Tuesday, January 29, 2013
For many weeks now (I am not counting, I am afraid), I have made use of the time—doing the work set down before me, leaving all the stacks of books that aren't required reading somewhere to the side, for an intangible, mythical then.
Today when I woke I realized that I had a very small pocket of time that was indeed my own. And so I came downstairs, turned on the light, and opened a book that had been sent to me weeks ago by my long-time friend Jane Satterfield. Jane and I met at Bread Loaf years ago and never lost touch, though sometimes too much time goes by without a correspondence. I saw Jane most recently during the Bruce Springsteen Glory Days symposium at Monmouth University. We hardly had the time to speak as we like to speak. It was a public forum.
In any case, Jane's book, Her Familiars, is a third collection of Satterfield poems, and there was no way I was going to rush through it. Jane has a habit of filling her poems with entire worlds, of researching an idea, committing history to the page, surprising the reader with allusion and symbol. She writes magnificently, and without shortcuts. I wanted to take her poems slow.
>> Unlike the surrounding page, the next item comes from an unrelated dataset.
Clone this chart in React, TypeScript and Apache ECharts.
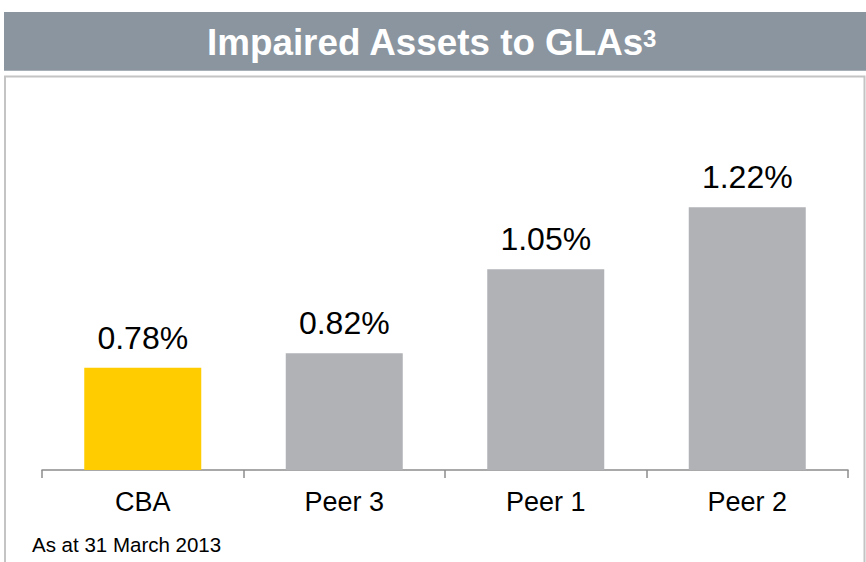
import React, { useEffect, useRef } from "react";
import * as echarts from "echarts";

const categories = ["CBA", "Peer 3", "Peer 1", "Peer 2"];
const values = [0.78, 0.82, 1.05, 1.22];
const barColors = ["#FFCC00", "#B1B2B6", "#B1B2B6", "#B1B2B6"];
const titleMain = "Impaired Assets to GLAs";
const titleSup = "3";
const footnote = "As at 31 March 2013";

const FONT = "Arial, 'Liberation Sans', Helvetica, sans-serif";

export default function App() {
  const ref = useRef<HTMLDivElement>(null);
  useEffect(() => {
    if (!ref.current) return;
    const chart = echarts.init(ref.current, undefined, { renderer: "svg" });
    chart.setOption({
      animation: false,
      backgroundColor: "#ffffff",
      grid: { left: 42, right: 18, top: 141.5, bottom: 92, containLabel: false },
      xAxis: {
        type: "category",
        data: categories,
        axisLine: { show: true, lineStyle: { color: "#8c8c8c", width: 1.5 } },
        axisTick: { show: true, length: 8, lineStyle: { color: "#8c8c8c", width: 1.5 } },
        axisLabel: { color: "#000000", fontSize: 27, fontFamily: FONT, margin: 18 },
      },
      yAxis: {
        type: "value",
        min: 0.5,
        max: 1.4,
        show: false,
        splitLine: { show: false },
      },
      series: [
        {
          type: "bar",
          barWidth: 117,
          data: values.map((v, i) => ({ value: v, itemStyle: { color: barColors[i] } })),
          label: {
            show: true,
            position: "top",
            distance: 14,
            color: "#000000",
            fontSize: 32,
            fontFamily: FONT,
            formatter: (p: any) => p.value.toFixed(2) + "%",
          },
        },
      ],
      graphic: [
        {
          type: "rect",
          shape: { x: 4, y: 12, width: 862, height: 58.7 },
          style: { fill: "#8A959F" },
          silent: true,
        },
        {
          type: "rect",
          shape: { x: 5, y: 76.5, width: 859.5, height: 600 },
          style: { fill: "none", stroke: "#c4c4c4", lineWidth: 2 },
          silent: true,
        },
        {
          type: "text",
          x: 207,
          y: 42.5,
          style: {
            text: titleMain,
            fill: "#ffffff",
            fontSize: 36.8,
            fontWeight: "bold",
            fontFamily: FONT,
            textAlign: "left",
            textVerticalAlign: "middle",
          },
        },
        {
          type: "text",
          x: 643,
          y: 38.5,
          style: {
            text: titleSup,
            fill: "#ffffff",
            fontSize: 24,
            fontWeight: "bold",
            fontFamily: FONT,
            textAlign: "left",
            textVerticalAlign: "middle",
          },
        },
        {
          type: "text",
          x: 32,
          y: 544,
          style: {
            text: footnote,
            fill: "#000000",
            fontSize: 20.5,
            fontFamily: FONT,
            textAlign: "left",
            textVerticalAlign: "middle",
          },
        },
      ],
    });
    return () => chart.dispose();
  }, []);
  return (
    <div
      ref={ref}
      style={{ position: "absolute", left: 0, top: 0, width: 866, height: 562 }}
    />
  );
}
I did.
Thankfully, for those who aren't nearly as well-read as Jane, Jane includes, in Her Familiars, some end notes to help contextualize her work. And so, poem by poem, I read, thinking—This is the one I will share on my blog! Or, This is the one I will read to my students! Flipping back to the note pages, always, to be sure I received the full intent of the poem.
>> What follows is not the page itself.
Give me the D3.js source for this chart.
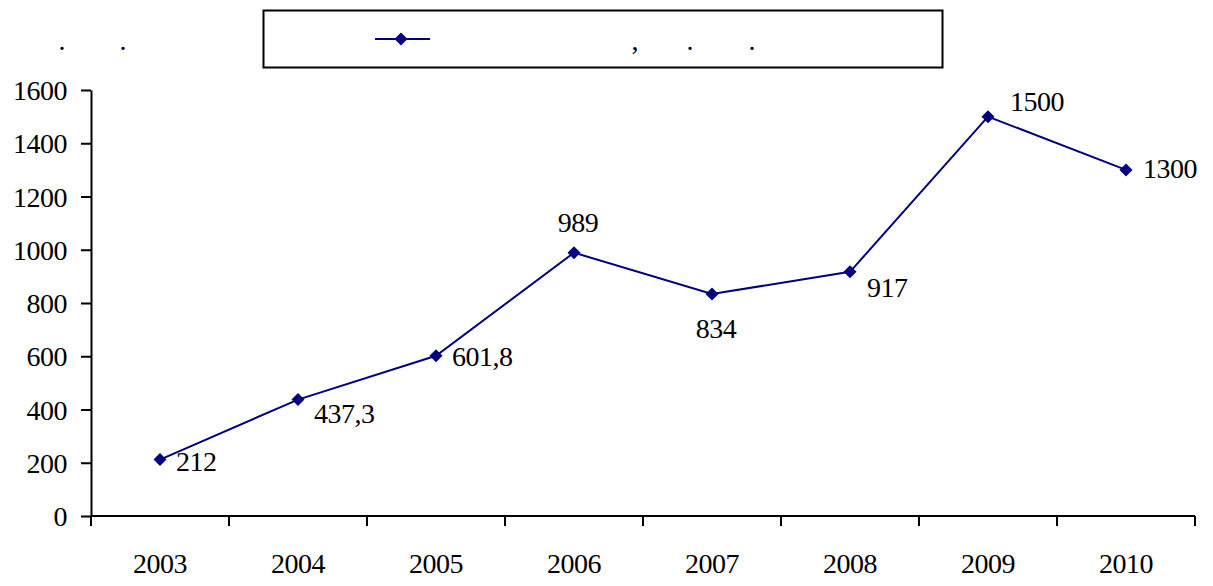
<!DOCTYPE html>
<html><head><meta charset="utf-8">
<script src="https://cdn.jsdelivr.net/npm/d3@7"></script>
<style>body{margin:0;background:#fff}svg{display:block}text{font-family:"Liberation Serif","Times New Roman",serif;fill:#000}</style>
</head><body><svg id="c" width="1213" height="586"></svg>
<script>
const categories = ["2003","2004","2005","2006","2007","2008","2009","2010"];
const values = [212, 437.3, 601.8, 989, 834, 917, 1500, 1300];
const valueLabels = ["212","437,3","601,8","989","834","917","1500","1300"];
const yTicks = [0,200,400,600,800,1000,1200,1400,1600];
// label placement relative to point: [dx, dy, anchor]
const labelPos = [[16,2,"start"],[16,14,"start"],[16,1,"start"],[4,-30,"middle"],[4,35,"middle"],[17,16,"start"],[22,-15,"start"],[17,-1,"start"]];
// visible punctuation of the title and legend text
const titleMarks = [[62,"."],[123,"."]];
const legendMarks = [[635,","],[690,"."],[752,"."]];

const FS = 28;
const svg = d3.select("#c");
const m = {l:91, r:1195, t:90, b:516};
const x = d3.scaleBand().domain(categories).range([m.l, m.r]);
const y = d3.scaleLinear().domain([0,1600]).range([m.b, m.t]);
const navy = "#000080";

// y axis
const ya = svg.append("g").attr("transform",`translate(${m.l},0)`)
  .call(d3.axisLeft(y).tickValues(yTicks).tickFormat(d3.format("d")).tickSize(10).tickPadding(14).tickSizeOuter(0));
// x axis
const xa = svg.append("g").attr("transform",`translate(0,${m.b})`)
  .call(d3.axisBottom(x).tickSize(0).tickPadding(37));
[ya,xa].forEach(g=>{
  g.attr("font-family",null).attr("font-size",null);
  g.select(".domain").attr("stroke","#000").attr("stroke-width",2);
  g.selectAll(".tick line").attr("stroke","#000").attr("stroke-width",2);
  g.selectAll("text").attr("font-size",FS).attr("letter-spacing",-0.5).attr("fill","#000");
});
ya.selectAll(".tick text").attr("dy","0.34em");
xa.select(".domain").attr("d",`M${m.l},0H${m.r}`);
// x tick marks at band boundaries
const bounds = categories.map(c=>x(c)).concat([m.r]);
svg.append("g").selectAll("line").data(bounds).join("line")
  .attr("x1",d=>d).attr("x2",d=>d).attr("y1",m.b).attr("y2",m.b+10)
  .attr("stroke","#000").attr("stroke-width",2);

const cx = (d,i)=>x(categories[i])+x.bandwidth()/2;
const line = d3.line().x((d,i)=>cx(d,i)).y(d=>y(d));
svg.append("path").datum(values).attr("d",line).attr("fill","none").attr("stroke",navy).attr("stroke-width",2);
const diamond = (px,py,r)=>`M${px},${py-r}L${px+r},${py}L${px},${py+r}L${px-r},${py}Z`;
svg.append("g").selectAll("path").data(values).join("path")
  .attr("d",(d,i)=>diamond(cx(d,i),y(d),6.5)).attr("fill",navy);
svg.append("g").selectAll("text").data(values).join("text")
  .attr("x",(d,i)=>cx(d,i)+labelPos[i][0]).attr("y",(d,i)=>y(d)+labelPos[i][1])
  .attr("dy","0.34em").attr("text-anchor",(d,i)=>labelPos[i][2])
  .attr("font-size",FS).attr("letter-spacing",-0.5).text((d,i)=>valueLabels[i]);

// title marks
svg.append("g").selectAll("text").data(titleMarks).join("text")
  .attr("x",d=>d[0]).attr("y",50).attr("text-anchor","middle").attr("font-size",FS).text(d=>d[1]);
// legend
svg.append("rect").attr("x",263.5).attr("y",10.5).attr("width",679).attr("height",57)
  .attr("fill","none").attr("stroke","#000").attr("stroke-width",2);
svg.append("line").attr("x1",375).attr("x2",430).attr("y1",39).attr("y2",39).attr("stroke",navy).attr("stroke-width",2);
svg.append("path").attr("d",diamond(401,39,6.5)).attr("fill",navy);
svg.append("g").selectAll("text").data(legendMarks).join("text")
  .attr("x",d=>d[0]).attr("y",50).attr("text-anchor","middle").attr("font-size",FS).text(d=>d[1]);
</script></body></html>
And then I got to the title poem, "Her Familiars," which begins like this:
Just past her birthday (thirteenth)
my daugther's engrossed
in the antics of the Pretty Committee
who, swish bags in tow,
shop for amazing LBDs....
and then sweeps into its larger meditation on beauty, age, oddness, the recharge of time—coiling higher and higher, in trademark Jane style, thrillingly, to this mid-point passage:
... Just look at
the woodcut, frontispiece to
The Discovery of Witches,
London, circa 1647, where one-legged
Elizabeth Clarke, whose
mother (maybe witchy
with words or wise with a cure?),
a heretic, hung before her.....
And, toward the end, leaves us with this line:
.... The feeble, the poor, &
otherwise popular didn't
stand a chance.....
I knew, reading, that I loved this poem. But I also knew that I didn't fully understand it, that I had not fully penetrated its many reverbing layers, its codices, its effects and affects, so I went to the notes and found this:
Nigel Cawthorne's Witch Hunt: History of a Persecution (London: Arcturus, 2003) provided useful background; the "Pretty Committee" appears in the YA Series, The Clique. This poem is for Beth Kephart.
I could read no further. I had to stop. Had to thank Jane Satterfield right then, right now—for being my friend, for putting up with my ridiculous schedule, for writing so magnificently, always. For remembering me and for bringing me solace, in the midst of another dark night.
You are the true and brilliant poet, Jane.